Hundreds of Veterans Appeal and Are Beaten and Arrested

June 25, 2007 Updated: June 25, 2007

CHINA—In the morning of June 20, 2007, hundreds of unemployed veterans in Guangzhou City appealed in front of the provincial government building. The local police beat and arrested some of them.

Former Major Xie Shuqing, representative for the unemployed veterans, was intercepted by police before arriving at the appeal and seriously injured and hospitalized.

According to a veteran at the scene, there were about 400 veterans who appeared at the appeal. Five of them went into the appeals office while the rest waited outside. Soon the authority sent over a hundred police officers with six buses and shouted at them with a loud speaker, “It's illegal to appeal and you must disperse.”

Among those appealing were women, seniors, and others who were disabled. Some wore their many service medals on their uniforms.

“Four or five officers pushed a female veteran into a car. There was blood on her hands and ankles from the struggle. Police locked appellants inside a gymnasium, took down their names and addresses, and informed their neighborhood committees to take them away,” said one veteran.

Another veteran said because most officials in Guangdong Province and Guangzhou City obtained their positions through bribery, they wouldn't talk to the people.

Major Xie Beaten at Police Station

In the morning of the appeal, 53-year-old Xie Shuqing was about to leave home, when about 30 officers were already waiting in front of the home to arrest her. Xie said, “About ten of them wore uniforms, none of them showed their badges. They showed me a subpoena. I told them I had to go to an appeal, one officer said, 'We are here to not let you appeal.' I refused to go with them, then they twisted my hands to my back and pushed me into a car.” Xie was taken to the Chigang Street Police Station in Zhuhai District, Guangzhou City, and brutally beaten. Xie was an army major before she left the service.

Xie's injuries were severe enough that she needed to be hospitalized. Her husband, also an unemployed former military official, is out of town and is also looking for a job. Now, only other veterans will care for her.

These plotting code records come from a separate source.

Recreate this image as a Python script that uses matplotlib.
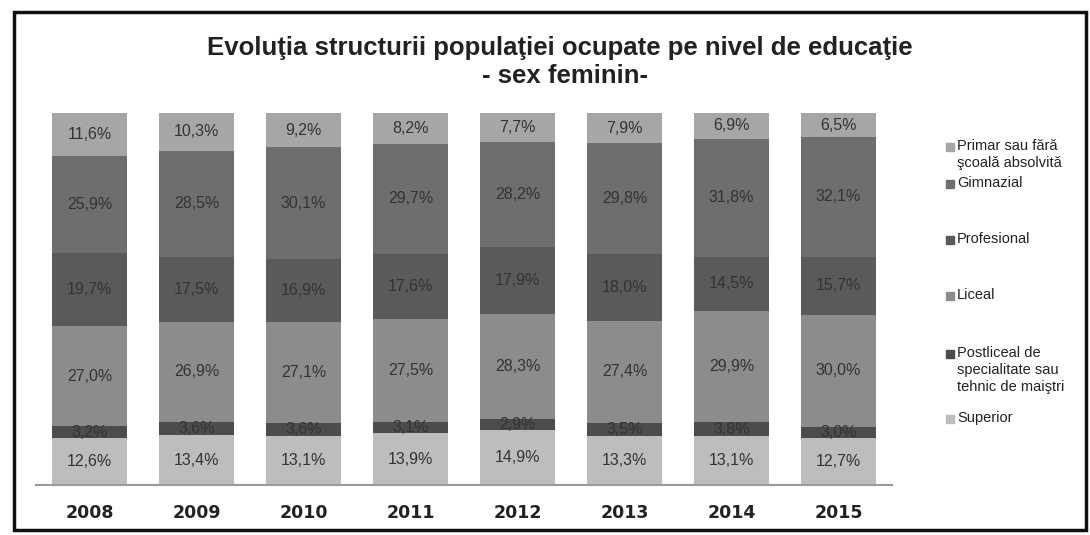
import matplotlib.pyplot as plt
from matplotlib.patches import Rectangle
import numpy as np

years = ['2008', '2009', '2010', '2011', '2012', '2013', '2014', '2015']

# stacked bottom -> top
superior = [12.6, 13.4, 13.1, 13.9, 14.9, 13.3, 13.1, 12.7]
postliceal = [3.2, 3.6, 3.6, 3.1, 2.9, 3.5, 3.8, 3.0]
liceal = [27.0, 26.9, 27.1, 27.5, 28.3, 27.4, 29.9, 30.0]
profesional = [19.7, 17.5, 16.9, 17.6, 17.9, 18.0, 14.5, 15.7]
gimnazial = [25.9, 28.5, 30.1, 29.7, 28.2, 29.8, 31.8, 32.1]
primar = [11.6, 10.3, 9.2, 8.2, 7.7, 7.9, 6.9, 6.5]

series = [superior, postliceal, liceal, profesional, gimnazial, primar]
colors = ['#bdbdbd', '#4c4c4c', '#8c8c8c', '#5a5a5a', '#6e6e6e', '#a6a6a6']

# legend order as in the picture (top -> bottom)
legend_labels = ['Primar sau fără\nşcoală absolvită', 'Gimnazial', 'Profesional', 'Liceal',
                 'Postliceal de\nspecialitate sau\ntehnic de maiştri', 'Superior']
legend_colors = [colors[5], colors[4], colors[3], colors[2], colors[1], colors[0]]
legend_y = [147, 184, 240, 296, 354, 419]


def fmt(v):
    return f'{v:.1f}%'.replace('.', ',')


fig = plt.figure(figsize=(10.9, 5.35), dpi=100)
ax = fig.add_axes([36 / 1090, 50 / 535, 856 / 1090, 372 / 535])

x = np.arange(len(years))
bottom = np.zeros(len(years))
for vals, col in zip(series, colors):
    vals = np.array(vals)
    ax.bar(x, vals, width=0.7, bottom=bottom, color=col, edgecolor='none')
    for xi, b, v in zip(x, bottom, vals):
        ax.text(xi, b + v / 2, fmt(v), ha='center', va='center', fontsize=11.5,
                color='#333333', family='Liberation Sans')
    bottom += vals

ax.set_xlim(-0.5, 7.5)
ax.set_ylim(0, 100)
ax.set_xticks(x)
ax.set_xticklabels(years, fontsize=12.5, fontweight='bold', color='#222222')
ax.tick_params(axis='x', length=0, pad=14)
ax.set_yticks([])
for s in ['top', 'right', 'left']:
    ax.spines[s].set_visible(False)
ax.spines['bottom'].set_color('#9a9a9a')
ax.spines['bottom'].set_linewidth(1.5)

fig.text(560 / 1090, 1 - 48 / 535, 'Evoluţia structurii populaţiei ocupate pe nivel de educaţie',
         ha='center', va='center', fontsize=18.5, fontweight='bold', family='Liberation Sans',
         color='#222222')
fig.text(565 / 1090, 1 - 76 / 535, '- sex feminin-', ha='center', va='center', fontsize=18.5,
         fontweight='bold', family='Liberation Sans', color='#222222')

# legend drawn by hand, spacing in the source is uneven
for lab, col, y in zip(legend_labels, legend_colors, legend_y):
    fig.patches.append(Rectangle((946 / 1090, 1 - (y + 4) / 535), 8 / 1090, 8 / 535,
                                 transform=fig.transFigure, color=col))
    fig.text(957 / 1090, 1 - (y - 8) / 535, lab, ha='left', va='top', fontsize=10.5,
             family='Liberation Sans', color='#222222', linespacing=1.25)

# outer frame of the scanned chart
fig.patches.append(Rectangle((14 / 1090, 1 - 530 / 535), 1072 / 1090, 518 / 535,
                             transform=fig.transFigure, fill=False, edgecolor='#111111',
                             linewidth=2.5))

fig.savefig('out.png', dpi=100)
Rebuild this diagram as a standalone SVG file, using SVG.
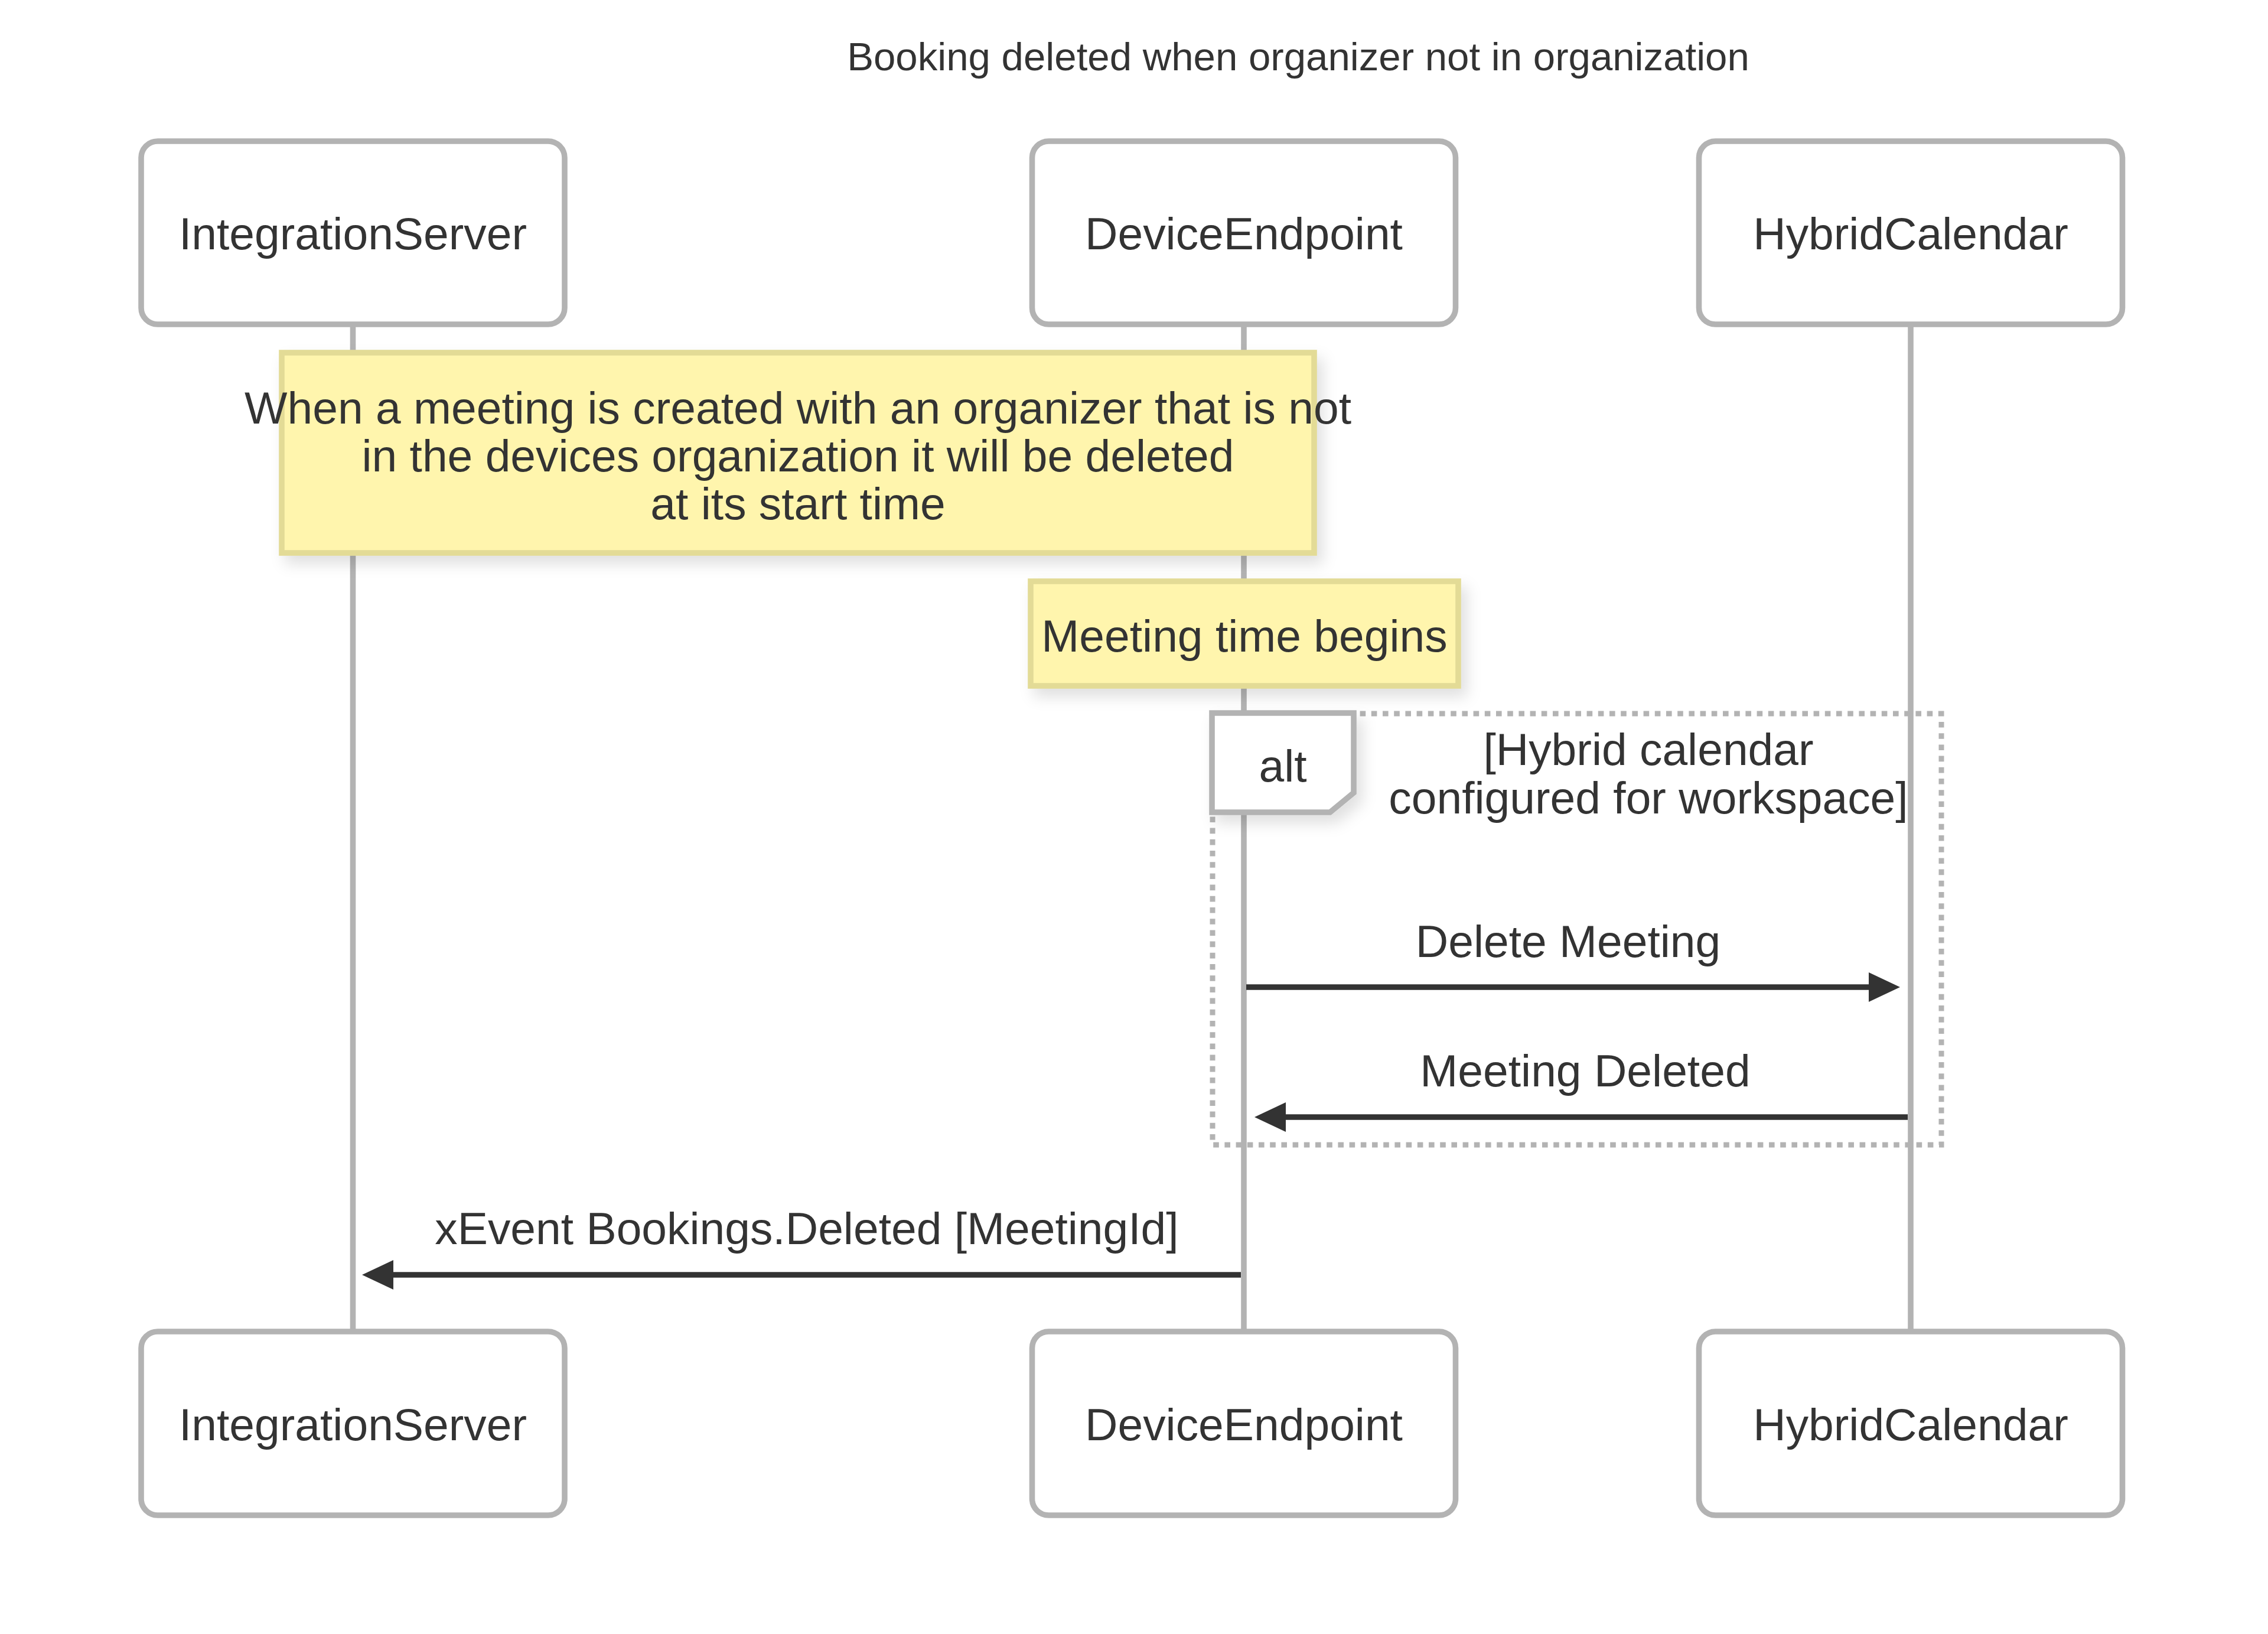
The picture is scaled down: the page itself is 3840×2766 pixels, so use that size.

Li Hanjun, a veteran who hasn't had a job for many years, said veterans in Guangzhou have appealed many times because the central government's policies (to help veterans find a job) were not implemented. They appealed many times but the issue remains unresolved. One day before their appeal this time, the local neighborhood committee sent out two cars and eight people to monitor him at home. Another veteran was taken by the police and interrogated for eight hours.

A veteran said the Guangzhou City Public Safety Bureau sent out a warning message to them, “You will be all arrested if you appeal again.” The authority didn't want appellants to come, so they blocked a major road on the morning of the appeal for an hour, causing a local traffic jam.

Veterans Have No Recourse

Recently, the Chinese Communist Party military announced a new regulation authorizing severe punishment for military organizations that participate in demonstrations or appeals.